Optimizing things in the USSR · Chris Said
Chris Said
I am a data scientist at Propel. This blog is mostly about statistics, technology, and science.
Optimizing things in the USSR
11 May 2016
As a data scientist, a big part of my job involves picking metrics to optimize and thinking about how to do things as efficiently as possible. With these types of questions on my mind, I recently discovered a totally fascinating book about about economic problems in the USSR and the team of data-driven economists and computer scientists who wanted to solve them. The book is called Red Plenty. It’s actually written as a novel, weirdly, but it nevertheless presents an accurate economic history of the USSR. It draws heavily on an earlier book from 1973 called Planning Problems in the USSR, which I also picked up. As I read these books, I couldn’t help but notice some parallels with planning in any modern organization. In what will be familiar to any data scientist today, the second book even includes a quote from a researcher who complained that 90% of his time was spent cleaning the data, and only 10% of his time was spent doing actual modeling!
Beyond all the interesting parallels to modern data science and operations research, these books helped me understand a lot of interesting things I previously knew very little about, such as linear programming, price equilibria, and Soviet history. This blog post is about I learned.
Balance sheets and manual calculation: Kind of a trainwreck
The main task in the centrally planned Soviet economy was to allocate resources so that a desired assortment of goods and services was produced. Every year, certain target outputs for each good were established. Armed with estimates of the available input resources, central administrators used balance sheets to set plans for every factory, specifying exactly how much input commodities each factory would receive, and how much output it should produce. Up through the 1960s, this was always done by manual calculation. Since there were hundreds of thousands of commodities, and since the supply chains had many dependency steps, it was impossible to compute the full balance sheets for the economy. The administrators therefore decided to make some simplifying assumptions. As a result of these these simplifying assumptions, resource allocation became a bit of a trainwreck. Below are a few of the simplifications and their consequences.

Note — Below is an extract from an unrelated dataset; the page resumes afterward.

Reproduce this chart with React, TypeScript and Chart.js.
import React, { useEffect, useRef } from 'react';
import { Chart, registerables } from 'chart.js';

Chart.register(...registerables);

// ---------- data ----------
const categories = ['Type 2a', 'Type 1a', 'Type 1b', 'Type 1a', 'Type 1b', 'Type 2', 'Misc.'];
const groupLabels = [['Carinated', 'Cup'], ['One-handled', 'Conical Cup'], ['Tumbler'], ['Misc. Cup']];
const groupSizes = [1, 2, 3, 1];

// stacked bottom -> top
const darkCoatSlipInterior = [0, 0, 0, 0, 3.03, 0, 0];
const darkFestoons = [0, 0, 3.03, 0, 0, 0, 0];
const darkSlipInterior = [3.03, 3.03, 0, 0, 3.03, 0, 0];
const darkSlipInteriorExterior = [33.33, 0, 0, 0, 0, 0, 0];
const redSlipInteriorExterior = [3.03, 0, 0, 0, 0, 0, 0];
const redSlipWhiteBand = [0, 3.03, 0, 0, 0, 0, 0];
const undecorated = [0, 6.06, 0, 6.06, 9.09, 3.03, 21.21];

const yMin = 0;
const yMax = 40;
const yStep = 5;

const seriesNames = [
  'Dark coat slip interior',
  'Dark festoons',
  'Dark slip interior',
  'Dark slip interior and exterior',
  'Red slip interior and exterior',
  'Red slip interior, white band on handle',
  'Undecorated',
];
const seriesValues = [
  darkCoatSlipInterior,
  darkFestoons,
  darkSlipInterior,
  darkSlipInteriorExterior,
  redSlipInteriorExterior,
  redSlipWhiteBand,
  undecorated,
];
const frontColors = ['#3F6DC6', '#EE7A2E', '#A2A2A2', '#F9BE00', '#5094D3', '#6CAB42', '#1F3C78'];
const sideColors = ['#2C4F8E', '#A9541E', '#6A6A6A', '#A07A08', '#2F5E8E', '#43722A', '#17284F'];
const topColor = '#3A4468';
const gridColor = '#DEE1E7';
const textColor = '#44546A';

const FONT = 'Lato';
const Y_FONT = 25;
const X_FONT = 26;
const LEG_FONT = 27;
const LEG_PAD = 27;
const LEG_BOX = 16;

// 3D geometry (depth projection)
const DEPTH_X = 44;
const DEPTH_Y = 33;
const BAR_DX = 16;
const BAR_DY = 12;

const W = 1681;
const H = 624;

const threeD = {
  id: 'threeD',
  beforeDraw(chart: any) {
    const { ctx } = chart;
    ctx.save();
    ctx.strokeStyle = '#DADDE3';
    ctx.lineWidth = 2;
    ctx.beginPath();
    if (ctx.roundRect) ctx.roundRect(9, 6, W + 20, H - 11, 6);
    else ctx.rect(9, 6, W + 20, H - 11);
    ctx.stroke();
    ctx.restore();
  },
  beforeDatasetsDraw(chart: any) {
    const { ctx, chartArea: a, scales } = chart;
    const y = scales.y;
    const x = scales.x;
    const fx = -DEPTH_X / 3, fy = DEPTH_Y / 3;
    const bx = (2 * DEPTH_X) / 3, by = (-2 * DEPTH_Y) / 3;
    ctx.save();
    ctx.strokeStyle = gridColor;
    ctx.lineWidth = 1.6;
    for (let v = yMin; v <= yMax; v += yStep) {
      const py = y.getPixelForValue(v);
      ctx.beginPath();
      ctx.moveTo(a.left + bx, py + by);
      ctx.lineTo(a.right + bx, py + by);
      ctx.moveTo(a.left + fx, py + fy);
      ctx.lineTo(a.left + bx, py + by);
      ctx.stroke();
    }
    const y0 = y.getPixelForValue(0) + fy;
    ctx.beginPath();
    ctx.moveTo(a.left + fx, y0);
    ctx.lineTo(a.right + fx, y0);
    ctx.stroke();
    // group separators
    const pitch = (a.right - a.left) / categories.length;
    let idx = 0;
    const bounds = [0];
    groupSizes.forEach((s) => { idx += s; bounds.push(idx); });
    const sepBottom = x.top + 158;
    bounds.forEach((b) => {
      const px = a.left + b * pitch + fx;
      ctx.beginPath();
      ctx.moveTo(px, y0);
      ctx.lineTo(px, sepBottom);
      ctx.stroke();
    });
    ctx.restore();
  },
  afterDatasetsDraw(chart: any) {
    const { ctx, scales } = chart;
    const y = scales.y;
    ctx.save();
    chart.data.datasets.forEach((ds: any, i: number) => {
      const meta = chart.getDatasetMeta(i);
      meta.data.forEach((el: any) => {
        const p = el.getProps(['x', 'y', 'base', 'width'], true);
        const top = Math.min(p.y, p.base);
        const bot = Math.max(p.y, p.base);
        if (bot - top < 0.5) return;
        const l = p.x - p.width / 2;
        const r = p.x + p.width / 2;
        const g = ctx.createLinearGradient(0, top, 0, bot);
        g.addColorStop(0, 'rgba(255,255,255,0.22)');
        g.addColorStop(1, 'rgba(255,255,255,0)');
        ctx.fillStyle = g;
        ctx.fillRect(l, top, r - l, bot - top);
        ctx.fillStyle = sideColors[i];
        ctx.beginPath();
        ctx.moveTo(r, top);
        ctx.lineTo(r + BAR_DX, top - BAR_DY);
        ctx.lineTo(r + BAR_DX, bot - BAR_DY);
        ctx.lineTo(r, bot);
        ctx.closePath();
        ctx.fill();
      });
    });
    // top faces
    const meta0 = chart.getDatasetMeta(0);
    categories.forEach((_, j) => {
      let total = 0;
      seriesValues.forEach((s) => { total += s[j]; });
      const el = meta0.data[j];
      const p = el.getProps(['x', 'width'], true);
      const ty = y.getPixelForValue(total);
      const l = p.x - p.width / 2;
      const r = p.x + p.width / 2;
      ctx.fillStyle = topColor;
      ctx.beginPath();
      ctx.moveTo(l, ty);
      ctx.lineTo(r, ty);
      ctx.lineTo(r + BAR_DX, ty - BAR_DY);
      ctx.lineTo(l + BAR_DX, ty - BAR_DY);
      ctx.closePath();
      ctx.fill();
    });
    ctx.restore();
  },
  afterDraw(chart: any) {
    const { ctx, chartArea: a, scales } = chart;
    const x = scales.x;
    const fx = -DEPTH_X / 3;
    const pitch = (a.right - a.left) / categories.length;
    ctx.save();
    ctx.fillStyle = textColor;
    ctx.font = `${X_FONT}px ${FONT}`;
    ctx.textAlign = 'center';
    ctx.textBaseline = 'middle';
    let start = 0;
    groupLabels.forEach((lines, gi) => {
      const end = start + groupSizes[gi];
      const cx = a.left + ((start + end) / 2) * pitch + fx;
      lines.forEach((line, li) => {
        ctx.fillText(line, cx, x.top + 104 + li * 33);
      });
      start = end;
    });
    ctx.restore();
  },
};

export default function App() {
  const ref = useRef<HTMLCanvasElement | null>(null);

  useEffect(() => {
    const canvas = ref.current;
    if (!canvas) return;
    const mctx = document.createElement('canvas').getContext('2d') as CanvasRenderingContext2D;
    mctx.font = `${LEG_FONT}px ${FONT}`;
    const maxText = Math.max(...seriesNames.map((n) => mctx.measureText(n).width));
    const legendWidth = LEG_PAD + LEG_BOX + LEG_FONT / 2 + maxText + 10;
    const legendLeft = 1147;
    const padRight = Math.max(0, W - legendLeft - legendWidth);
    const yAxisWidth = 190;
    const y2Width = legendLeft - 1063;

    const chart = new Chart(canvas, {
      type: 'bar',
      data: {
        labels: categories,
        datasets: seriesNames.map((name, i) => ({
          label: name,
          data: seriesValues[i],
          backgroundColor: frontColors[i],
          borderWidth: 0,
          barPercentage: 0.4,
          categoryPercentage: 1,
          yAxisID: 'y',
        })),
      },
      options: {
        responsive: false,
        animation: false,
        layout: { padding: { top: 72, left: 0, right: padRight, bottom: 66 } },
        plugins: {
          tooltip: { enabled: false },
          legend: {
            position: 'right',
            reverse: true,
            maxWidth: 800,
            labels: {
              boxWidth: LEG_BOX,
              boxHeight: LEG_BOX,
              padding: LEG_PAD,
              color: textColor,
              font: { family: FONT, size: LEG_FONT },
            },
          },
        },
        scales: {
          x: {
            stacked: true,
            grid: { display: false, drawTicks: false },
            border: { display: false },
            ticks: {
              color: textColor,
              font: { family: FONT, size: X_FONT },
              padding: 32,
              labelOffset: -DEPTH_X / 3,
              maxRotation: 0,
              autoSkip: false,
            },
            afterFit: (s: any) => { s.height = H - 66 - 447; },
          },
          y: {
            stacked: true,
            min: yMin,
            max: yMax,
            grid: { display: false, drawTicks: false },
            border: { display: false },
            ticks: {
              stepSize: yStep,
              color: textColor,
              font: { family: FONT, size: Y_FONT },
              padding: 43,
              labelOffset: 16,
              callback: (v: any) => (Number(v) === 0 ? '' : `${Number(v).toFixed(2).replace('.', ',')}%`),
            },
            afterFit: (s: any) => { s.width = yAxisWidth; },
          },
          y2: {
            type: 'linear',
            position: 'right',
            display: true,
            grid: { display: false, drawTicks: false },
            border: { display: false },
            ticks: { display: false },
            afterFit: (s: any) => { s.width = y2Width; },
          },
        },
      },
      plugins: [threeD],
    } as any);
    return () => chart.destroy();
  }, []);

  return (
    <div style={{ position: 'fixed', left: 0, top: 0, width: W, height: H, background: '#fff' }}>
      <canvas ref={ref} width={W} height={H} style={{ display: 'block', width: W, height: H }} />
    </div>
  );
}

Dimensionality reduction by removing variables. Because there were too many commodities to track, administrators often limited their analysis to the 10,000 most important commodities in the economy. But when the production of those commodities were planned, there was often a hidden shortage of commodities whose output was not planned centrally but which were used as inputs to one of the 10,000 planned products. Factories that depended on those commodities often sat idle for months as they waited for the shortages to end.
Dimensionality reduction by aggregation. Apparently, steel tubes can come in thousands of different types. They can come in different lengths, different shapes, and different compositions. To reduce the dimensionality of the problem, administrators would often track the total tonnage of a few broad classes of steel tubes in the models, rather than using a more detailed classification scheme. While their models successfully balanced the tonnage of tubes for the broad categories (the output in tons of tube-producing factories matched the input requirements in tons of tube-consuming factories), there were constant surpluses of some specific types of tubes, and shortages of other specific types of tubes. In particular, since tonnage was used as a metric, tube-producing factories were overly incentivized to make easy-to-produce thick tubes. As a result, thin tubes were always in short supply.

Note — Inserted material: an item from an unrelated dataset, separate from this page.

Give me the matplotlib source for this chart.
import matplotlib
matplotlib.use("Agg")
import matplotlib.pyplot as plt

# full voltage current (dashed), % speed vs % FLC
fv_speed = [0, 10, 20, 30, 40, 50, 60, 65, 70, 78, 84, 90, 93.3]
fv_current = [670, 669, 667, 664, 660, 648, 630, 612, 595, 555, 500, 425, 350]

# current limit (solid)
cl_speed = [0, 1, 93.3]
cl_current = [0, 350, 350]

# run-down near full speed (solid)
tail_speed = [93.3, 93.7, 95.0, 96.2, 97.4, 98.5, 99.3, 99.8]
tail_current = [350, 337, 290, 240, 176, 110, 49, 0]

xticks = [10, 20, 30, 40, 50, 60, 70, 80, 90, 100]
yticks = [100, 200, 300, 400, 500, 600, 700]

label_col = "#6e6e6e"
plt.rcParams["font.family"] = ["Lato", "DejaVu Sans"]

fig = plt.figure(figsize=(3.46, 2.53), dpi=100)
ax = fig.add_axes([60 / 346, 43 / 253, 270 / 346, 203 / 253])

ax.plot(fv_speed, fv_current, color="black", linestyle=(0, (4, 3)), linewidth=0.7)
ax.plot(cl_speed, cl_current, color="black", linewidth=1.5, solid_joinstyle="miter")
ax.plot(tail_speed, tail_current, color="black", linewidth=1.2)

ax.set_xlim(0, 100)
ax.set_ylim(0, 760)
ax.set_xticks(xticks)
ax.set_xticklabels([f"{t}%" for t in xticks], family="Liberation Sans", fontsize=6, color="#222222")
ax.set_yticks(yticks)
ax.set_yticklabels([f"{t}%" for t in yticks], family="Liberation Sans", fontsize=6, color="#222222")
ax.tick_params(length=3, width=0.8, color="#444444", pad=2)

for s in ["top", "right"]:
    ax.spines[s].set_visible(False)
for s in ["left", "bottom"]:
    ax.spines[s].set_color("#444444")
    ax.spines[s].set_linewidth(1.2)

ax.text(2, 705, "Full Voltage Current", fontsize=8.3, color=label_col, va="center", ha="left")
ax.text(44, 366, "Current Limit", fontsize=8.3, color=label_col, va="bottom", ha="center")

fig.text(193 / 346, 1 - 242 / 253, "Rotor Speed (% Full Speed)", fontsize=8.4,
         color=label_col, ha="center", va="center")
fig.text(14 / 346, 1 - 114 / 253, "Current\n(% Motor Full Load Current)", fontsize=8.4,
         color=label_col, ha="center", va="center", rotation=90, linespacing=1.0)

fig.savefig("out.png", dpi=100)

Propagating adjustments only a few degrees back. Let’s say that during balance calculations, the administrators realized they needed to bump up the target output of one commodity. If they did that, it was also necessary to bump up the output targets of commodities that were input into the target commodity. But if they did that, they also needed to bump up the output targets of commodities that fed into those commodities, and so on! This involved a crazy amount of extra hand calculations every time they needed make an adjustment. To simplify things, the administrators typically made adjustments to the first-order suppliers, without making the necessary adjustments to the suppliers of the suppliers. This of course led to critical shortages of input commodities, which again led to idle factories.
-->
Figure 1. Some example inputs and outputs in the Soviet economy in 1951, described in units of weight. This summary shows an extreme dimensionality reduction, more extreme than was ever used in planning. In this diagram, most commodities are excluded and each displayed commodity collapses across multiple...